Charts and diagrams as code:
/---

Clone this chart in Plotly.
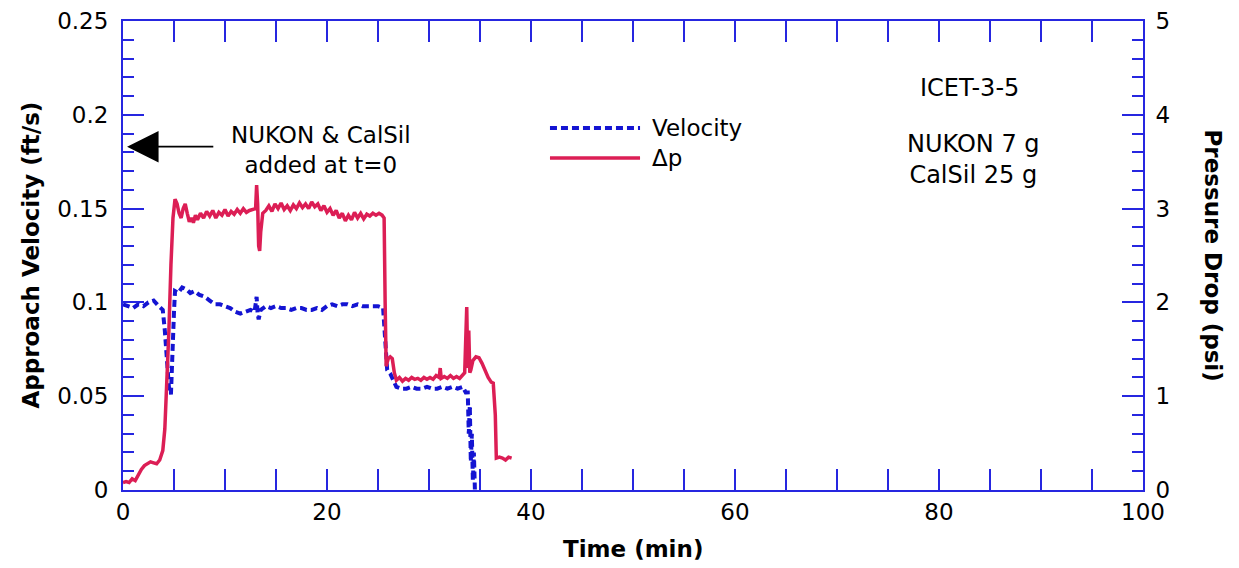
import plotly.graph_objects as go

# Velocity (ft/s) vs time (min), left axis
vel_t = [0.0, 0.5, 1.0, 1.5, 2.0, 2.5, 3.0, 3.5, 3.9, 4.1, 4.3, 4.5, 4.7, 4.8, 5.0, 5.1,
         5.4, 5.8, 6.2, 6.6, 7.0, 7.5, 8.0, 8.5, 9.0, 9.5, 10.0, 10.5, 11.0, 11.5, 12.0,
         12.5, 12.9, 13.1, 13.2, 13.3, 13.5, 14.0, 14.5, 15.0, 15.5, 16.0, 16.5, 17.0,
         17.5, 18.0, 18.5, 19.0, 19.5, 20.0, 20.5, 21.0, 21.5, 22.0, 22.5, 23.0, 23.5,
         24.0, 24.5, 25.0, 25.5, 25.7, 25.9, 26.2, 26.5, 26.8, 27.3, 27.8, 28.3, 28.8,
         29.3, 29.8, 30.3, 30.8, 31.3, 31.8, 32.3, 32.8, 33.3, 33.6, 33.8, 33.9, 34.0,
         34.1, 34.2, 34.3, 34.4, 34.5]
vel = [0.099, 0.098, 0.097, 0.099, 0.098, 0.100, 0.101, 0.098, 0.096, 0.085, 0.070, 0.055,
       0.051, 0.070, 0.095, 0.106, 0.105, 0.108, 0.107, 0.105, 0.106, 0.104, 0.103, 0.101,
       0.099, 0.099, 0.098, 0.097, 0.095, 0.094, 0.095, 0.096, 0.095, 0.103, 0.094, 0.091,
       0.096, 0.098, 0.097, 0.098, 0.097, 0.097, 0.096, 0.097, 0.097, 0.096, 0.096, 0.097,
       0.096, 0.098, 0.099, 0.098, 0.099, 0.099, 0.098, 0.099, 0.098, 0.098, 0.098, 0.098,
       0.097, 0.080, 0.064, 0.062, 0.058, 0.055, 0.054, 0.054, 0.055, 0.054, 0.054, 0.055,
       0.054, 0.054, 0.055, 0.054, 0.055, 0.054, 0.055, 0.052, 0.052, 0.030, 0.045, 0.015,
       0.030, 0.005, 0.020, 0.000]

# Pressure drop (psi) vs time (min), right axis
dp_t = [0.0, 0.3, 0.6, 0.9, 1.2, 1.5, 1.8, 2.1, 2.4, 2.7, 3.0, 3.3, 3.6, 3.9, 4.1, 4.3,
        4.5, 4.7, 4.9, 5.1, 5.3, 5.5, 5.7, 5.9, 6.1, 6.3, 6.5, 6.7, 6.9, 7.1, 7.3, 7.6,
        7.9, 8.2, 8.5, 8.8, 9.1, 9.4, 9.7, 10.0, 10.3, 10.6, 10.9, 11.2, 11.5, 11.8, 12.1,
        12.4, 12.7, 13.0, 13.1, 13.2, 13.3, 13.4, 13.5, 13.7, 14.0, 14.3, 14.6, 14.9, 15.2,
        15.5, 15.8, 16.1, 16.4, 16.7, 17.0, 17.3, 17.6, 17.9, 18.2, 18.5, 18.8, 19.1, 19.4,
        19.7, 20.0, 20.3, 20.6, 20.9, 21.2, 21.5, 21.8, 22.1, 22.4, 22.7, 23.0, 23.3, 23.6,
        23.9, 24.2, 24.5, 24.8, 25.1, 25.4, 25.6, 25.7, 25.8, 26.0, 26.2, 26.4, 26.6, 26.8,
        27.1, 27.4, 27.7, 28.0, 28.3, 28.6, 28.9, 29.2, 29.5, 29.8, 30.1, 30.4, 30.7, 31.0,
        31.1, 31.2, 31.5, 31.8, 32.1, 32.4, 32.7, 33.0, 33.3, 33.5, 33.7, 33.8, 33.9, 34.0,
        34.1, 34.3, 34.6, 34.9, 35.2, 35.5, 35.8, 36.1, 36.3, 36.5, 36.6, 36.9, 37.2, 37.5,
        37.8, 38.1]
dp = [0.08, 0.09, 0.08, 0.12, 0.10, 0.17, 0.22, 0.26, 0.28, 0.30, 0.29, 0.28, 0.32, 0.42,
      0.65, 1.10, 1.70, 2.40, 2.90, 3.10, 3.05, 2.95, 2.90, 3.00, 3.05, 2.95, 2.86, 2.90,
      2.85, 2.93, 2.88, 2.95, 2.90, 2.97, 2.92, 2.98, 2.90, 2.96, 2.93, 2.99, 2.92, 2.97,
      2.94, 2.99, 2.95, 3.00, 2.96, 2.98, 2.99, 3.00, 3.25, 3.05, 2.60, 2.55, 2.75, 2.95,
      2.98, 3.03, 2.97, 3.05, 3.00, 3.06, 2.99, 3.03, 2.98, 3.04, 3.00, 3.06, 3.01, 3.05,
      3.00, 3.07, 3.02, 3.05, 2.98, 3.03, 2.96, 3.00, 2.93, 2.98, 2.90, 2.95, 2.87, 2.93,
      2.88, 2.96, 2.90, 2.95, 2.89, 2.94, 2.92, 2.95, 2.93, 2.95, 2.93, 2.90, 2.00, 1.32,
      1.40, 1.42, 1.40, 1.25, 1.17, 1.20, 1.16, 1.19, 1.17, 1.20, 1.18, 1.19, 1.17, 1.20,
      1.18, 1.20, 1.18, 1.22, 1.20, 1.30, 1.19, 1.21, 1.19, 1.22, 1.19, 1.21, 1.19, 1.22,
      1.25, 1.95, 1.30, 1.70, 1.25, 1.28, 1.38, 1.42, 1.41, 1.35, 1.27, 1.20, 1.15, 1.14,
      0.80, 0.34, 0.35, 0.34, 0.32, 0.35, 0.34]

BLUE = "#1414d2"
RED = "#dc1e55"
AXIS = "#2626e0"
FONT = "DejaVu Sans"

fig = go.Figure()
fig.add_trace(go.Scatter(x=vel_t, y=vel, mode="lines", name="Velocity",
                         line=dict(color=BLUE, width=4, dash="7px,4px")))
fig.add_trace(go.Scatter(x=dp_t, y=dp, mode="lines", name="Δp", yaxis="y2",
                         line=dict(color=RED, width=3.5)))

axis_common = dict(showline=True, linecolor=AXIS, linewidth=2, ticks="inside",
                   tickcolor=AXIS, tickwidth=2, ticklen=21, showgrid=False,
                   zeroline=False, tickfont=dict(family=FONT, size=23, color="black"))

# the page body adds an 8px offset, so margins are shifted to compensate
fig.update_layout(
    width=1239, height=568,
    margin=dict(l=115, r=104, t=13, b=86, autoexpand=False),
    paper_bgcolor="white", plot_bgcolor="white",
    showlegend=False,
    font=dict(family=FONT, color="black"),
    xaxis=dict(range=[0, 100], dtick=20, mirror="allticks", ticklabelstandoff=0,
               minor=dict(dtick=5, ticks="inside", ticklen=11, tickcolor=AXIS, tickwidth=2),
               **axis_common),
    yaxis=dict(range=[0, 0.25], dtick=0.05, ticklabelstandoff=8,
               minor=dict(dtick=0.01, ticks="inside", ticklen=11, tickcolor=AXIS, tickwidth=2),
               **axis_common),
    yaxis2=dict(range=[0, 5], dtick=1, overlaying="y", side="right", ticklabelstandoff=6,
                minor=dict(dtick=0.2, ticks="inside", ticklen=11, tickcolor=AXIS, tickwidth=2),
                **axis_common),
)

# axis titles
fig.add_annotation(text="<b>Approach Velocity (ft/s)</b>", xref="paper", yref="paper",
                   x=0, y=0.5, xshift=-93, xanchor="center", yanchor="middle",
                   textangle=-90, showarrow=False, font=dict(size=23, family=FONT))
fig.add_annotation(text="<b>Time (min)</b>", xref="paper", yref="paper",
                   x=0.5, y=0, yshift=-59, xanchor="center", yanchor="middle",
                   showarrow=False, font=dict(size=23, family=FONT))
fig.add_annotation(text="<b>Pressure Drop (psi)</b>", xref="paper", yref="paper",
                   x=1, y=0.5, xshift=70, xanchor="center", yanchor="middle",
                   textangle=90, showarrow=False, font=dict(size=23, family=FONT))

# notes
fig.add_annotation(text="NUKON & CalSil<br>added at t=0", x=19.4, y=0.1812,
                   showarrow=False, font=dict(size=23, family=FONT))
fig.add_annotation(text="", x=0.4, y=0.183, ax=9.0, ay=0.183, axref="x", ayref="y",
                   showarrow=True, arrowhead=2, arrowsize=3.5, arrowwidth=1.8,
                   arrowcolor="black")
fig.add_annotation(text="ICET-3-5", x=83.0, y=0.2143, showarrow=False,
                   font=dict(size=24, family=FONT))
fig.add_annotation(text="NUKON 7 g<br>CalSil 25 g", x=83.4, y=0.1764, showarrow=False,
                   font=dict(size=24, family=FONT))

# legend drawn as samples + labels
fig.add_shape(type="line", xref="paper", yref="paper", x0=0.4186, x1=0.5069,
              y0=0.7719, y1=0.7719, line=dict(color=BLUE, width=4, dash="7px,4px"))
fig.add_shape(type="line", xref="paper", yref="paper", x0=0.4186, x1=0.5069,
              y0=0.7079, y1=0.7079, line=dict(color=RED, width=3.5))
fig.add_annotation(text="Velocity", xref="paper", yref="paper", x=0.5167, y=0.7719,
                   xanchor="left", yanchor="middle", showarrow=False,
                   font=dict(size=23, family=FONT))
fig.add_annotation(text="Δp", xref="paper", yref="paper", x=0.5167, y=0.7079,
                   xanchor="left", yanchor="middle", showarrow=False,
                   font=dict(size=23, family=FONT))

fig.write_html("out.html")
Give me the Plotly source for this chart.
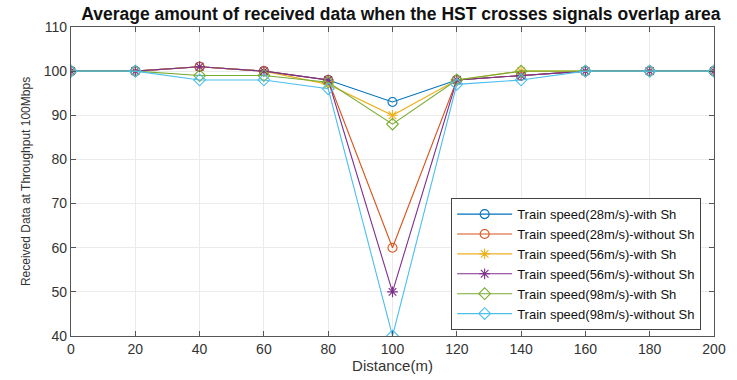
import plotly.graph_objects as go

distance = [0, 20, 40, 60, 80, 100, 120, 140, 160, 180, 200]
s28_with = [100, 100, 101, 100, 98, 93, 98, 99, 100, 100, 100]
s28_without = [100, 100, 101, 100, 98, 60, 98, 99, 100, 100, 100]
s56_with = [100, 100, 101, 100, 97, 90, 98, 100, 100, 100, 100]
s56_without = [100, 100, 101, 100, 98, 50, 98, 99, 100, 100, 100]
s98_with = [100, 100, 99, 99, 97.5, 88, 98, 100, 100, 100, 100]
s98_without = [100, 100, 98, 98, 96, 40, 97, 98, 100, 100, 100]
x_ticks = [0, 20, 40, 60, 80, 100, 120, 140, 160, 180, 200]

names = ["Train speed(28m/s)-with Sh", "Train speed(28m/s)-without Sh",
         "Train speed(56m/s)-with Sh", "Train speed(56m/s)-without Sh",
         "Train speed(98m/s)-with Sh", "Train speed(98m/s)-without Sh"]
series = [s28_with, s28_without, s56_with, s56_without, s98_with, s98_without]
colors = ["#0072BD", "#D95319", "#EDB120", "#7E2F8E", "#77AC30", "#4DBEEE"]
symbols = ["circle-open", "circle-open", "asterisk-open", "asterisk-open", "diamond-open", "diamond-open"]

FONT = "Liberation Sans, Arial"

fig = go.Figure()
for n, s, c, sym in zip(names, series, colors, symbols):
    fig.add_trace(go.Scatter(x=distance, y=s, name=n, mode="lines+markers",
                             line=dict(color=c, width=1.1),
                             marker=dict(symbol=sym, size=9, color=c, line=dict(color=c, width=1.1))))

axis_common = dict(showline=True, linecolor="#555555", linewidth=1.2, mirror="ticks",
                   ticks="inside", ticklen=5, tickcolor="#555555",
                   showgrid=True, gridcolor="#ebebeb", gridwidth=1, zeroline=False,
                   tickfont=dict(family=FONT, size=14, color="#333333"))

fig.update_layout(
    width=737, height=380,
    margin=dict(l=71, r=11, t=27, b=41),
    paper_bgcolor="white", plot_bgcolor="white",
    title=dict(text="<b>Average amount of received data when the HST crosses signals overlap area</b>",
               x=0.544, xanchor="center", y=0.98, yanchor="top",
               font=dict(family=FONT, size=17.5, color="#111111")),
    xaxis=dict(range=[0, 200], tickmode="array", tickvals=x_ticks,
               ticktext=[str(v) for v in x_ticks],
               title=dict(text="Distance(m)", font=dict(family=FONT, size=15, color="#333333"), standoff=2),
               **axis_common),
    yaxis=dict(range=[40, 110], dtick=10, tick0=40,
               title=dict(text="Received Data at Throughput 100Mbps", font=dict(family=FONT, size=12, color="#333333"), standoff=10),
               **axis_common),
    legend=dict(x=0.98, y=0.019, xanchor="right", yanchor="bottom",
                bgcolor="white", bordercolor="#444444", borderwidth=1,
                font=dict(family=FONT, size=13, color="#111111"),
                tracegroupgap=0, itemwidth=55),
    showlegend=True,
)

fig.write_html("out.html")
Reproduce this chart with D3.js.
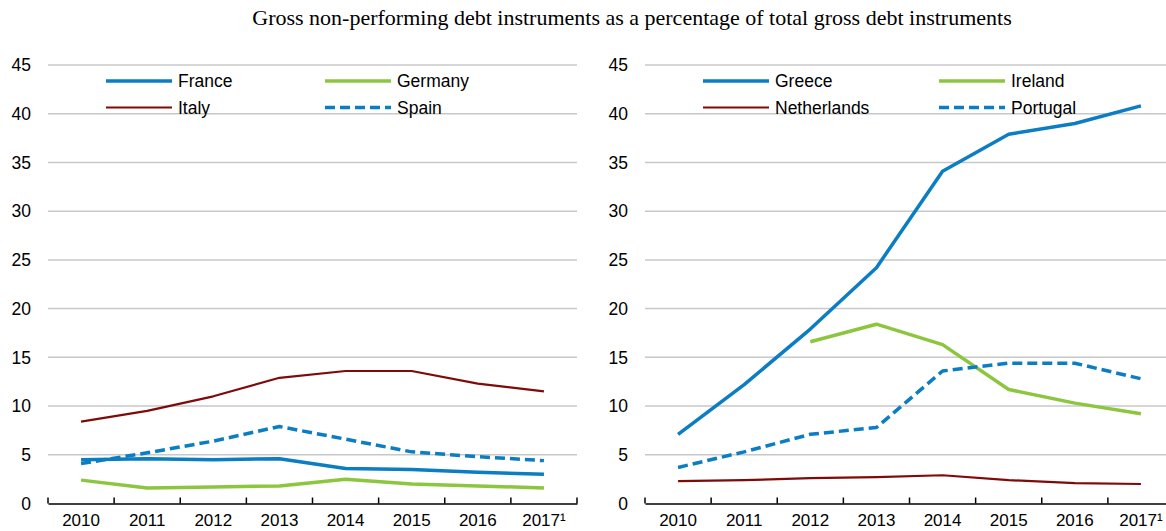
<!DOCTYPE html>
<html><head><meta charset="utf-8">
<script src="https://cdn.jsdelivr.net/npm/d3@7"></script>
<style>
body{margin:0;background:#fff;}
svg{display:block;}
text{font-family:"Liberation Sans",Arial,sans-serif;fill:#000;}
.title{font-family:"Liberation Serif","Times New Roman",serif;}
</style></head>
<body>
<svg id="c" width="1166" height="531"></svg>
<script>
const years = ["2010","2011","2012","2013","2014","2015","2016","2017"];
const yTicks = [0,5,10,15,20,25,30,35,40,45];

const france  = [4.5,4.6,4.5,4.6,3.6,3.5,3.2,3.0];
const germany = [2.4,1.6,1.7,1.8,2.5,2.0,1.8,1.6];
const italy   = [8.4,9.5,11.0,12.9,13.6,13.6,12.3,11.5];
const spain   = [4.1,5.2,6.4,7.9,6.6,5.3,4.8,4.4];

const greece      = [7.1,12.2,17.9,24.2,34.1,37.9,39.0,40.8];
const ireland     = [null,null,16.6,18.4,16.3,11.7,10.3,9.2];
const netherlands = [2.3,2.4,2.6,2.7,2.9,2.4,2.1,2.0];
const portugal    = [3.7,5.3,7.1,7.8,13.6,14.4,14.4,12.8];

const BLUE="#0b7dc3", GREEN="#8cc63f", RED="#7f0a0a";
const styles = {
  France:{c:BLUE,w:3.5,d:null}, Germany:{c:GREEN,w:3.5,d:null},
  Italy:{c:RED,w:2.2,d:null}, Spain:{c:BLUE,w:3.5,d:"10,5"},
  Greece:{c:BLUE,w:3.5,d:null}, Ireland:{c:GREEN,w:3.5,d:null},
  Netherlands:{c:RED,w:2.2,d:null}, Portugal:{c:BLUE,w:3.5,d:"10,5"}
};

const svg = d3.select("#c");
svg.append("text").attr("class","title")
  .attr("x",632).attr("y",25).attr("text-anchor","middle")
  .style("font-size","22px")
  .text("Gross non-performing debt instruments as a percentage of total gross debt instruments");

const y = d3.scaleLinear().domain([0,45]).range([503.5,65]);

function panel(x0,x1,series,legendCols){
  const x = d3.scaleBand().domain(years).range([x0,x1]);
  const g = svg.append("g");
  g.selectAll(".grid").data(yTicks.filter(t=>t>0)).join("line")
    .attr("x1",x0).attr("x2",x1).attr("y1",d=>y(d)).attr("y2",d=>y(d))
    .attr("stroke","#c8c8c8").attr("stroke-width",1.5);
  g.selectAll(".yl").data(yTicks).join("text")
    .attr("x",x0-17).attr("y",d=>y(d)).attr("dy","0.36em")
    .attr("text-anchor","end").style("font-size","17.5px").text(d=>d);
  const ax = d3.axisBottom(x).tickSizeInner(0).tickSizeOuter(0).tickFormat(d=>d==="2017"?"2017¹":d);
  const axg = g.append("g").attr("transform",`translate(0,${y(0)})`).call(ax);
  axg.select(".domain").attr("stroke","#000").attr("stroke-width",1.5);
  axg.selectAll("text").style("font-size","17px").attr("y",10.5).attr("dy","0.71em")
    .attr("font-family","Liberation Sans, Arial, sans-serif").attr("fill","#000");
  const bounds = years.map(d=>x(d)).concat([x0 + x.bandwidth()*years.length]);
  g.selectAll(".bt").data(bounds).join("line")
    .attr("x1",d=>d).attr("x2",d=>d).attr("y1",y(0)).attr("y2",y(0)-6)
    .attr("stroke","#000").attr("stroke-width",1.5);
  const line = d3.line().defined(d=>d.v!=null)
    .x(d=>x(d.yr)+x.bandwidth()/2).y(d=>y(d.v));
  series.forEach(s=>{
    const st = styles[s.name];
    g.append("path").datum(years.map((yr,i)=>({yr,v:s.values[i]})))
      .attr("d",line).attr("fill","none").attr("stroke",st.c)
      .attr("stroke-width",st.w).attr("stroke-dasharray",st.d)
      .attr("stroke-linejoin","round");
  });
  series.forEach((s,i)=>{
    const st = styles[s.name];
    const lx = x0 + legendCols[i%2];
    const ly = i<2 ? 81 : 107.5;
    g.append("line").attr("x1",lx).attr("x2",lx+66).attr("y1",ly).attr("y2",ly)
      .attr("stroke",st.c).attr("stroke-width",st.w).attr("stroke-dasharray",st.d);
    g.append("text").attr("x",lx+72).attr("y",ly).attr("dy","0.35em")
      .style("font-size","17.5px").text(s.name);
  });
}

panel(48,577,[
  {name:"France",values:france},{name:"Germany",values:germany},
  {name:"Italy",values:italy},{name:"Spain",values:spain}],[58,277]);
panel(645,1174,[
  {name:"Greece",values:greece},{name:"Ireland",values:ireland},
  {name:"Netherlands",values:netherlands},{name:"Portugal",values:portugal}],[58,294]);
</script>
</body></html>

\---

Return exactly the lines from the one with "Reproduce this chart with D3.js." to the one with "const y = d3.scaleLinear().domain([0,45]).range([503.5,65]);", both ends kept, and only those. Images are left out.

Full solution:
Reproduce this chart with D3.js.
<!DOCTYPE html>
<html><head><meta charset="utf-8">
<script src="https://cdn.jsdelivr.net/npm/d3@7"></script>
<style>
body{margin:0;background:#fff;}
svg{display:block;}
text{font-family:"Liberation Sans",Arial,sans-serif;fill:#000;}
.title{font-family:"Liberation Serif","Times New Roman",serif;}
</style></head>
<body>
<svg id="c" width="1166" height="531"></svg>
<script>
const years = ["2010","2011","2012","2013","2014","2015","2016","2017"];
const yTicks = [0,5,10,15,20,25,30,35,40,45];

const france  = [4.5,4.6,4.5,4.6,3.6,3.5,3.2,3.0];
const germany = [2.4,1.6,1.7,1.8,2.5,2.0,1.8,1.6];
const italy   = [8.4,9.5,11.0,12.9,13.6,13.6,12.3,11.5];
const spain   = [4.1,5.2,6.4,7.9,6.6,5.3,4.8,4.4];

const greece      = [7.1,12.2,17.9,24.2,34.1,37.9,39.0,40.8];
const ireland     = [null,null,16.6,18.4,16.3,11.7,10.3,9.2];
const netherlands = [2.3,2.4,2.6,2.7,2.9,2.4,2.1,2.0];
const portugal    = [3.7,5.3,7.1,7.8,13.6,14.4,14.4,12.8];

const BLUE="#0b7dc3", GREEN="#8cc63f", RED="#7f0a0a";
const styles = {
  France:{c:BLUE,w:3.5,d:null}, Germany:{c:GREEN,w:3.5,d:null},
  Italy:{c:RED,w:2.2,d:null}, Spain:{c:BLUE,w:3.5,d:"10,5"},
  Greece:{c:BLUE,w:3.5,d:null}, Ireland:{c:GREEN,w:3.5,d:null},
  Netherlands:{c:RED,w:2.2,d:null}, Portugal:{c:BLUE,w:3.5,d:"10,5"}
};

const svg = d3.select("#c");
svg.append("text").attr("class","title")
  .attr("x",632).attr("y",25).attr("text-anchor","middle")
  .style("font-size","22px")
  .text("Gross non-performing debt instruments as a percentage of total gross debt instruments");

const y = d3.scaleLinear().domain([0,45]).range([503.5,65]);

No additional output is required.